During March 1998, the Partnership began offering wagering on
greyhound racing broadcasts from Corpus Christi Greyhound and in June
1998, the Partnership began offering wagering on races broadcast from
certain out-of-state greyhound tracks. During July 1998, the Partnership
began offering wagering on races broadcast from the greyhound track located
in the greater Houston market area (Gulf Greyhound); however, that signal
was no longer available as of the end of December 1998. Average daily
wagering on simulcast greyhound signals approximated $60,000 per day for
the three months ended March 31, 1999. It is uncertain how the introduction
of cross-breed wagering impacted guest simulcasting on horses and to what
extent, if any, that its growth has been slowed by greyhound wagering.

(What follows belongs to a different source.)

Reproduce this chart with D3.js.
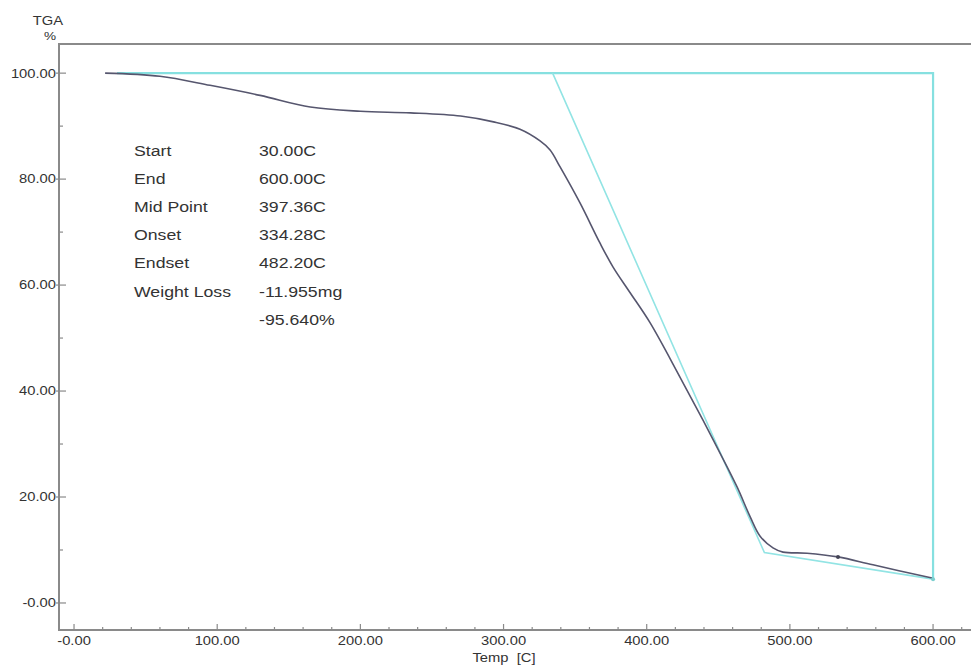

Food and beverage revenues increased during the three months
ended March 31, 1999 compared to the same period in 1998 due to the
increases in average daily attendance discussed above. Admissions, parking
and other revenue also increased for the three months ended March 31, 1999
compared to the same period in 1998 due primarily to the increase in the
number of live race days and the sale of additional corporate sponsorships
and advertising packages.
Income from Operations. Income from operations for the three
months ended March 31, 1999 was $1,942,000 compared to $657,000 for the
same period in 1998, as revenues increased by 23% while costs and expenses
increased by only 4%. In addition to the factors affecting revenues
between the periods discussed above, cost of operations and salaries and
wages declined as a percent of revenue from 59% to 51% for the three months
ended March 31, 1999 as compared to the same period in 1998. Overall,
costs and expenses generally increased with the increase in revenues and
with the increase in live racing days.
Net Loss. Net loss reflects the income from operations as
described above, interest income and interest expense, including
amortization of the discount on the Extendible Notes. Interest expense
increased during the three months ended March 31, 1999 as compared to the
prior period due to the continuing increase in the balance of Extendible
Notes as accrued interest is paid in-kind with additional Extendible Notes.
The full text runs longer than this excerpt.